Stack Overflow AI

This project was done along with Machine Learning Club and an independent study at UW-Platteville written in Python. This project used a machine learning model called a Transformer to generate Stack Overflow answers. This model is originally used by Google to translate languages, in this case the model translates questions into answers. What makes this model work so well is the use of self-attention with masked output to input. Self-attention is a machine learning technique introduced in 2017 used to associate context with sequenced data, also self-attention is becoming the new standard for creating machine learning models for sequential data.
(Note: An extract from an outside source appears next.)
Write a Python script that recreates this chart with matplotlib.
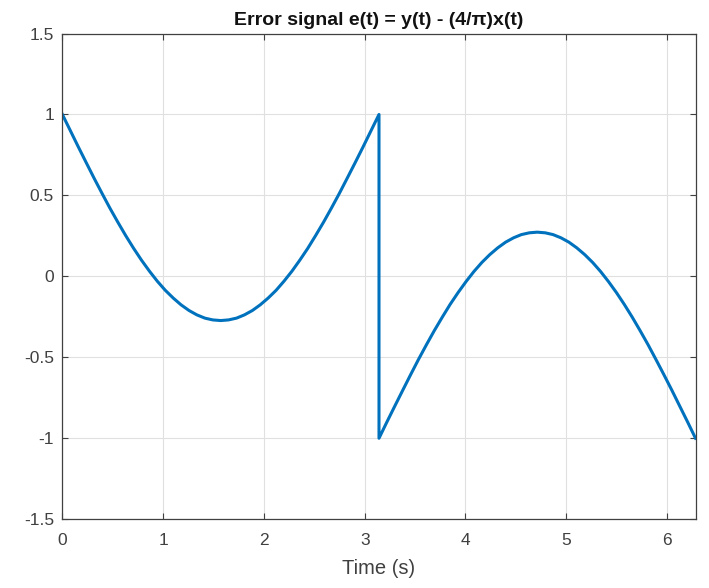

To achieve this python was used with TensorFlow to create a Transformer model. Keras was used along with TensorFlow to create some of the Transformer layers. To get a training dataset Google Big Query was used for getting Stack Overflow questions and answers. TensorFlow Datasets was used to tokenize the data and creating datasets for training.

A more detailed report can be found here.

All source code can be found here.

Example

Question

I have a list of datasets.

dfList <- list(df1,df2,df3)

Each dataset looks like this.

apples, oranges
1,      2
NA,     4

I want to programatically change each dataframe's NAs to 0s. How do I do this?

My code so far...

lapply(
  X = dfList,
  FUN = cbind,
  is.na = FALSE
)

Predicted Answer

You can use dplyr to get the index of the element in the list:

df$list <- data.frame(x=1:10) 
df$list <- data.frame(x=1:10) 
df$list <- data.frame(x=1:10) 
df$list <- data.frame(x=1:10) 
df$list <- data.frame(x=x,y=10) 
df$list <- data.frame(x=x,y=x=y,y=y=y) 
df$list[x=x:10]